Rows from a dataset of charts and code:
>> Begin

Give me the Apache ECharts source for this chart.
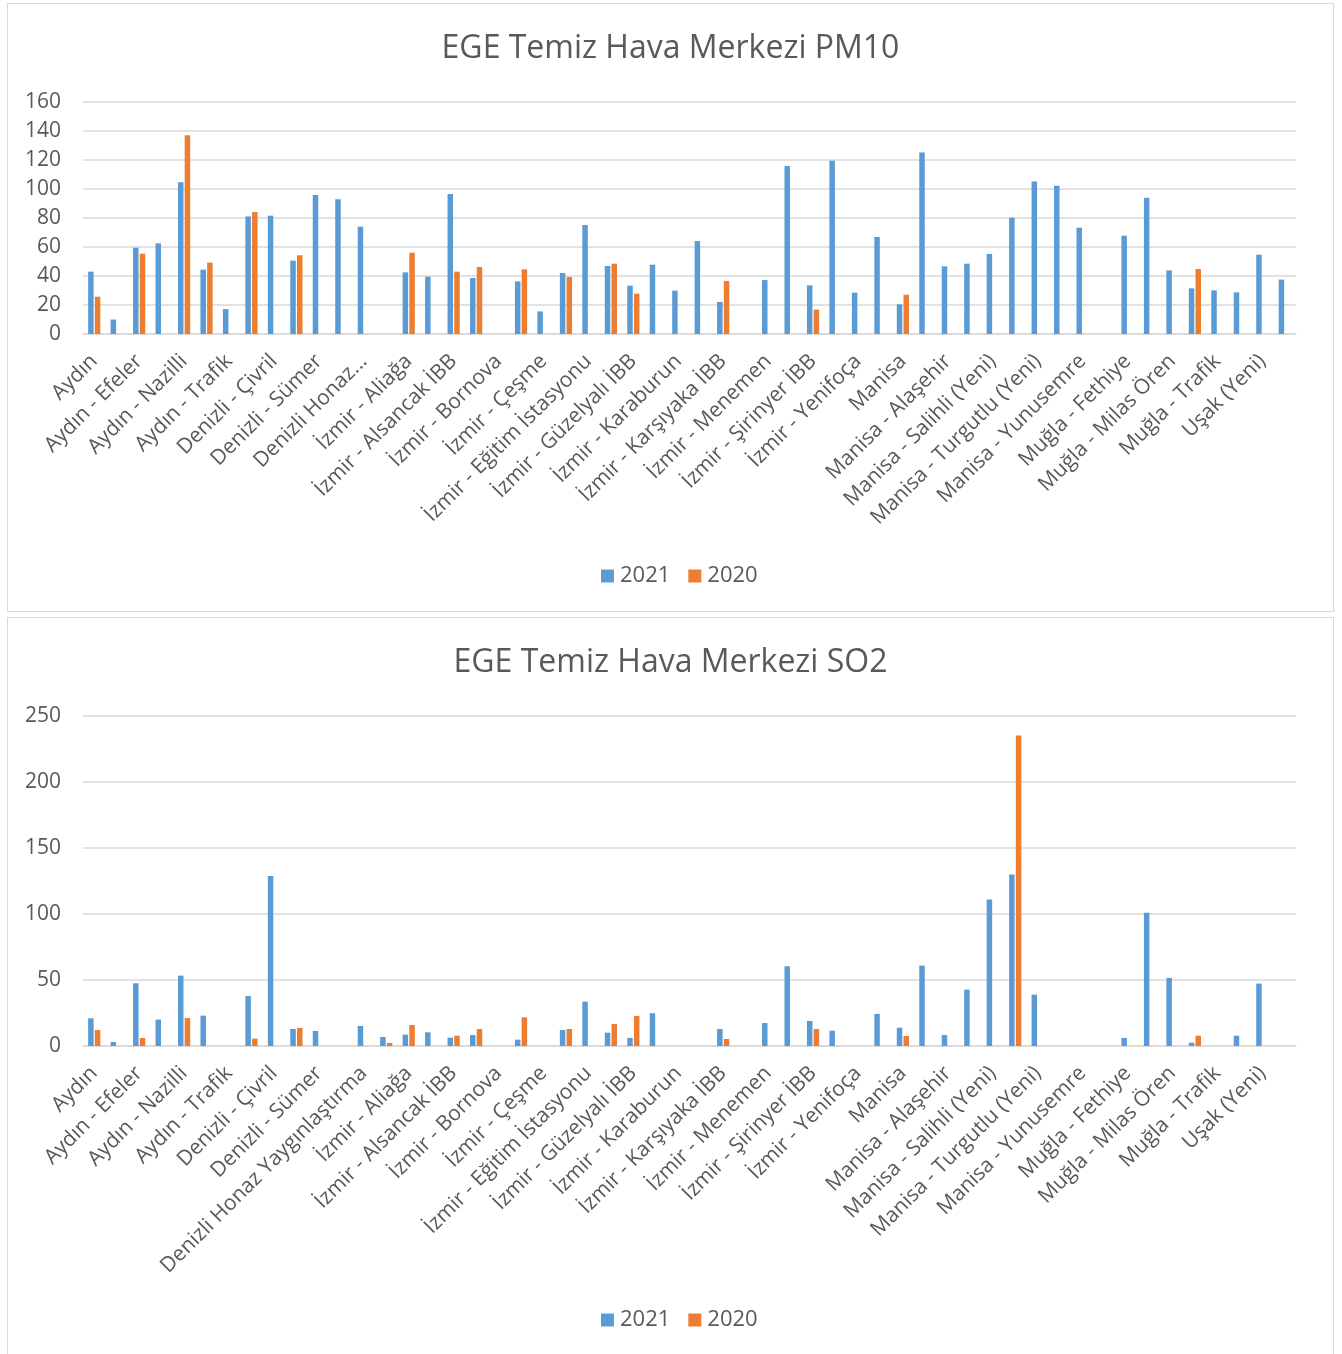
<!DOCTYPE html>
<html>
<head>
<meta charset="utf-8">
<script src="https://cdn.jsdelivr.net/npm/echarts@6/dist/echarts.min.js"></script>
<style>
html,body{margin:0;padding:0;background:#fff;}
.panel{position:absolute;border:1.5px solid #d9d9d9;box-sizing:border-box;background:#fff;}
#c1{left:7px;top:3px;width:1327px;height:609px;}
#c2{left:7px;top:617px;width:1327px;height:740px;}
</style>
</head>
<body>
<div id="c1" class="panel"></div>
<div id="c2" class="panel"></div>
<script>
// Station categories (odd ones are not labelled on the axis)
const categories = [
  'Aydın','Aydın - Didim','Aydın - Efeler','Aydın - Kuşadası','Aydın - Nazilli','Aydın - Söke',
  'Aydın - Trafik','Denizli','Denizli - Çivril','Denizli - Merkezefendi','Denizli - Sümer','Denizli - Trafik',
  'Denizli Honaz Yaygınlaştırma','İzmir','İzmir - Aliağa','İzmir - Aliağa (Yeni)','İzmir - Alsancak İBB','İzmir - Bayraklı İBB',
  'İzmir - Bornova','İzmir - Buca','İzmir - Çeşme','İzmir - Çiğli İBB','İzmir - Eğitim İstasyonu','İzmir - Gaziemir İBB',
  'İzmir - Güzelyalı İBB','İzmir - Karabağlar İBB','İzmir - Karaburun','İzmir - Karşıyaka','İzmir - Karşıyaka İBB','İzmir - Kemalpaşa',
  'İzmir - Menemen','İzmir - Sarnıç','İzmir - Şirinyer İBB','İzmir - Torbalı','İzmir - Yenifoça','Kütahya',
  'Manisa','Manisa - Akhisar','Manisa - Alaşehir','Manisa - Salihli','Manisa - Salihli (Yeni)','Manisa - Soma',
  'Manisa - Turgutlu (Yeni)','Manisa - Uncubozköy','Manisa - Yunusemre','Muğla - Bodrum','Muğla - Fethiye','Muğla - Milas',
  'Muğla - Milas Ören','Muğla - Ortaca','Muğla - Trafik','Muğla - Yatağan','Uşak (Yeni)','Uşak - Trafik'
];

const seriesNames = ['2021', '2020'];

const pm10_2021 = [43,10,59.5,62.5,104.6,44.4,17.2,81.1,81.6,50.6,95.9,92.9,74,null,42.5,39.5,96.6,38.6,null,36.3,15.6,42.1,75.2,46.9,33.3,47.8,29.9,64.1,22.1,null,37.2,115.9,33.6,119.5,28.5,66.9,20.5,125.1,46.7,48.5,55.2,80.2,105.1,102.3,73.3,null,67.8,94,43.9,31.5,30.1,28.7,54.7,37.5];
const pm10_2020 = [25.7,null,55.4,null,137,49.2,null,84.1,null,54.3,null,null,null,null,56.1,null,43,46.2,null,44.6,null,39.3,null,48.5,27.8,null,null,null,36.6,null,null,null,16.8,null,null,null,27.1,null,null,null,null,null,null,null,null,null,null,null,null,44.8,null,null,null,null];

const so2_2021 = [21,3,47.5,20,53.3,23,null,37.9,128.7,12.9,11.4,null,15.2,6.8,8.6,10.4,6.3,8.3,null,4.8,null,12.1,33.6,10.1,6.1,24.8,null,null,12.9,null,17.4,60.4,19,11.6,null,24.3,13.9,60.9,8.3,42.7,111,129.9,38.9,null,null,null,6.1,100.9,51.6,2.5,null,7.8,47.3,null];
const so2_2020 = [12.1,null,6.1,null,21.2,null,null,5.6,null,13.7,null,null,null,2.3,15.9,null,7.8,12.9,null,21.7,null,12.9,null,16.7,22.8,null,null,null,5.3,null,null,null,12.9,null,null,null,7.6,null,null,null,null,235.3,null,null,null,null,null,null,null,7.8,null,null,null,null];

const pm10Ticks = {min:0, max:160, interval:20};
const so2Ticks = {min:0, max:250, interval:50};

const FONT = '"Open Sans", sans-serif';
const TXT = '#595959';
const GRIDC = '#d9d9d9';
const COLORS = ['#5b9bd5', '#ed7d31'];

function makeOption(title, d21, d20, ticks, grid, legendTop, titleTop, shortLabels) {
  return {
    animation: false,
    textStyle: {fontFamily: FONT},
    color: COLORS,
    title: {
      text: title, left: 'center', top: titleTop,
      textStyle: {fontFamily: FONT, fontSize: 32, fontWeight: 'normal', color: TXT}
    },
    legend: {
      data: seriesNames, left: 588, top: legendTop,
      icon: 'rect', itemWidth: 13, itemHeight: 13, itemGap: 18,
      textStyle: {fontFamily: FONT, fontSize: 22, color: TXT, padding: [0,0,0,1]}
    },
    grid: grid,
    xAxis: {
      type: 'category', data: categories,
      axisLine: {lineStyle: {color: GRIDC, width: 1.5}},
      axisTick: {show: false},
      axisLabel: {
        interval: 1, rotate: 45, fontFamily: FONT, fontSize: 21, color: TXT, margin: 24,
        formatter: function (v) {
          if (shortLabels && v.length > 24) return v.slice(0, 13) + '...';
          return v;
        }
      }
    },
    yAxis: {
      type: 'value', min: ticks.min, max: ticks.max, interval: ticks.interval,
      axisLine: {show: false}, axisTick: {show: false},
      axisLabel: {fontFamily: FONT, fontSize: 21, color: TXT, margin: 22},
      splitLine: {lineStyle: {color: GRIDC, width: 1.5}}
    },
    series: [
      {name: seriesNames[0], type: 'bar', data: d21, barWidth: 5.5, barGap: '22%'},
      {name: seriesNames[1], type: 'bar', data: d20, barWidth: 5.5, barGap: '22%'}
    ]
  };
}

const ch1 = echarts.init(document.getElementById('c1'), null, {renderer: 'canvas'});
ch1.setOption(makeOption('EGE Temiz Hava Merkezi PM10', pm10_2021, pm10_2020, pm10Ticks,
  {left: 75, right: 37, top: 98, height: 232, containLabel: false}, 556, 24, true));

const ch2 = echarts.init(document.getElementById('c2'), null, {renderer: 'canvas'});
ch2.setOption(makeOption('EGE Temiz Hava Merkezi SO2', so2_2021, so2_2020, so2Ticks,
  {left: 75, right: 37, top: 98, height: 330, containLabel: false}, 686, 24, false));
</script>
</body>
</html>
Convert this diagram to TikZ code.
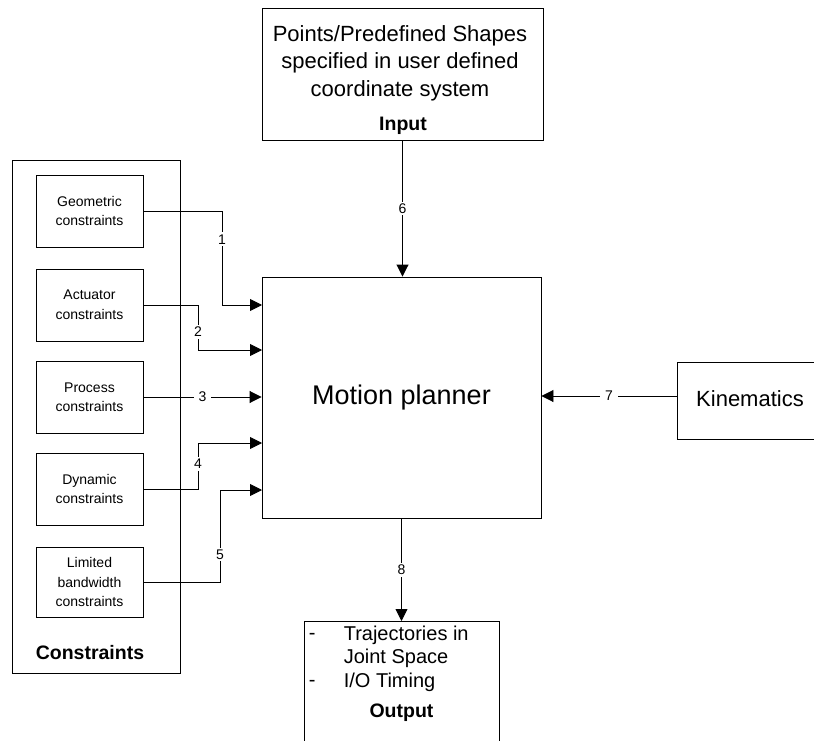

>> End

» Work required: Every entry must be transcribed exactly. Pictures do not belong in the copy.

» Full output:
Give me the Apache ECharts source for this chart.
<!DOCTYPE html>
<html>
<head>
<meta charset="utf-8">
<script src="https://cdn.jsdelivr.net/npm/echarts@6/dist/echarts.min.js"></script>
<style>
html,body{margin:0;padding:0;background:#fff;}
.panel{position:absolute;border:1.5px solid #d9d9d9;box-sizing:border-box;background:#fff;}
#c1{left:7px;top:3px;width:1327px;height:609px;}
#c2{left:7px;top:617px;width:1327px;height:740px;}
</style>
</head>
<body>
<div id="c1" class="panel"></div>
<div id="c2" class="panel"></div>
<script>
// Station categories (odd ones are not labelled on the axis)
const categories = [
  'Aydın','Aydın - Didim','Aydın - Efeler','Aydın - Kuşadası','Aydın - Nazilli','Aydın - Söke',
  'Aydın - Trafik','Denizli','Denizli - Çivril','Denizli - Merkezefendi','Denizli - Sümer','Denizli - Trafik',
  'Denizli Honaz Yaygınlaştırma','İzmir','İzmir - Aliağa','İzmir - Aliağa (Yeni)','İzmir - Alsancak İBB','İzmir - Bayraklı İBB',
  'İzmir - Bornova','İzmir - Buca','İzmir - Çeşme','İzmir - Çiğli İBB','İzmir - Eğitim İstasyonu','İzmir - Gaziemir İBB',
  'İzmir - Güzelyalı İBB','İzmir - Karabağlar İBB','İzmir - Karaburun','İzmir - Karşıyaka','İzmir - Karşıyaka İBB','İzmir - Kemalpaşa',
  'İzmir - Menemen','İzmir - Sarnıç','İzmir - Şirinyer İBB','İzmir - Torbalı','İzmir - Yenifoça','Kütahya',
  'Manisa','Manisa - Akhisar','Manisa - Alaşehir','Manisa - Salihli','Manisa - Salihli (Yeni)','Manisa - Soma',
  'Manisa - Turgutlu (Yeni)','Manisa - Uncubozköy','Manisa - Yunusemre','Muğla - Bodrum','Muğla - Fethiye','Muğla - Milas',
  'Muğla - Milas Ören','Muğla - Ortaca','Muğla - Trafik','Muğla - Yatağan','Uşak (Yeni)','Uşak - Trafik'
];

const seriesNames = ['2021', '2020'];

const pm10_2021 = [43,10,59.5,62.5,104.6,44.4,17.2,81.1,81.6,50.6,95.9,92.9,74,null,42.5,39.5,96.6,38.6,null,36.3,15.6,42.1,75.2,46.9,33.3,47.8,29.9,64.1,22.1,null,37.2,115.9,33.6,119.5,28.5,66.9,20.5,125.1,46.7,48.5,55.2,80.2,105.1,102.3,73.3,null,67.8,94,43.9,31.5,30.1,28.7,54.7,37.5];
const pm10_2020 = [25.7,null,55.4,null,137,49.2,null,84.1,null,54.3,null,null,null,null,56.1,null,43,46.2,null,44.6,null,39.3,null,48.5,27.8,null,null,null,36.6,null,null,null,16.8,null,null,null,27.1,null,null,null,null,null,null,null,null,null,null,null,null,44.8,null,null,null,null];

const so2_2021 = [21,3,47.5,20,53.3,23,null,37.9,128.7,12.9,11.4,null,15.2,6.8,8.6,10.4,6.3,8.3,null,4.8,null,12.1,33.6,10.1,6.1,24.8,null,null,12.9,null,17.4,60.4,19,11.6,null,24.3,13.9,60.9,8.3,42.7,111,129.9,38.9,null,null,null,6.1,100.9,51.6,2.5,null,7.8,47.3,null];
const so2_2020 = [12.1,null,6.1,null,21.2,null,null,5.6,null,13.7,null,null,null,2.3,15.9,null,7.8,12.9,null,21.7,null,12.9,null,16.7,22.8,null,null,null,5.3,null,null,null,12.9,null,null,null,7.6,null,null,null,null,235.3,null,null,null,null,null,null,null,7.8,null,null,null,null];

const pm10Ticks = {min:0, max:160, interval:20};
const so2Ticks = {min:0, max:250, interval:50};

const FONT = '"Open Sans", sans-serif';
const TXT = '#595959';
const GRIDC = '#d9d9d9';
const COLORS = ['#5b9bd5', '#ed7d31'];

function makeOption(title, d21, d20, ticks, grid, legendTop, titleTop, shortLabels) {
  return {
    animation: false,
    textStyle: {fontFamily: FONT},
    color: COLORS,
    title: {
      text: title, left: 'center', top: titleTop,
      textStyle: {fontFamily: FONT, fontSize: 32, fontWeight: 'normal', color: TXT}
    },
    legend: {
      data: seriesNames, left: 588, top: legendTop,
      icon: 'rect', itemWidth: 13, itemHeight: 13, itemGap: 18,
      textStyle: {fontFamily: FONT, fontSize: 22, color: TXT, padding: [0,0,0,1]}
    },
    grid: grid,
    xAxis: {
      type: 'category', data: categories,
      axisLine: {lineStyle: {color: GRIDC, width: 1.5}},
      axisTick: {show: false},
      axisLabel: {
        interval: 1, rotate: 45, fontFamily: FONT, fontSize: 21, color: TXT, margin: 24,
        formatter: function (v) {
          if (shortLabels && v.length > 24) return v.slice(0, 13) + '...';
          return v;
        }
      }
    },
    yAxis: {
      type: 'value', min: ticks.min, max: ticks.max, interval: ticks.interval,
      axisLine: {show: false}, axisTick: {show: false},
      axisLabel: {fontFamily: FONT, fontSize: 21, color: TXT, margin: 22},
      splitLine: {lineStyle: {color: GRIDC, width: 1.5}}
    },
    series: [
      {name: seriesNames[0], type: 'bar', data: d21, barWidth: 5.5, barGap: '22%'},
      {name: seriesNames[1], type: 'bar', data: d20, barWidth: 5.5, barGap: '22%'}
    ]
  };
}

const ch1 = echarts.init(document.getElementById('c1'), null, {renderer: 'canvas'});
ch1.setOption(makeOption('EGE Temiz Hava Merkezi PM10', pm10_2021, pm10_2020, pm10Ticks,
  {left: 75, right: 37, top: 98, height: 232, containLabel: false}, 556, 24, true));

const ch2 = echarts.init(document.getElementById('c2'), null, {renderer: 'canvas'});
ch2.setOption(makeOption('EGE Temiz Hava Merkezi SO2', so2_2021, so2_2020, so2Ticks,
  {left: 75, right: 37, top: 98, height: 330, containLabel: false}, 686, 24, false));
</script>
</body>
</html>
Convert this diagram to TikZ code.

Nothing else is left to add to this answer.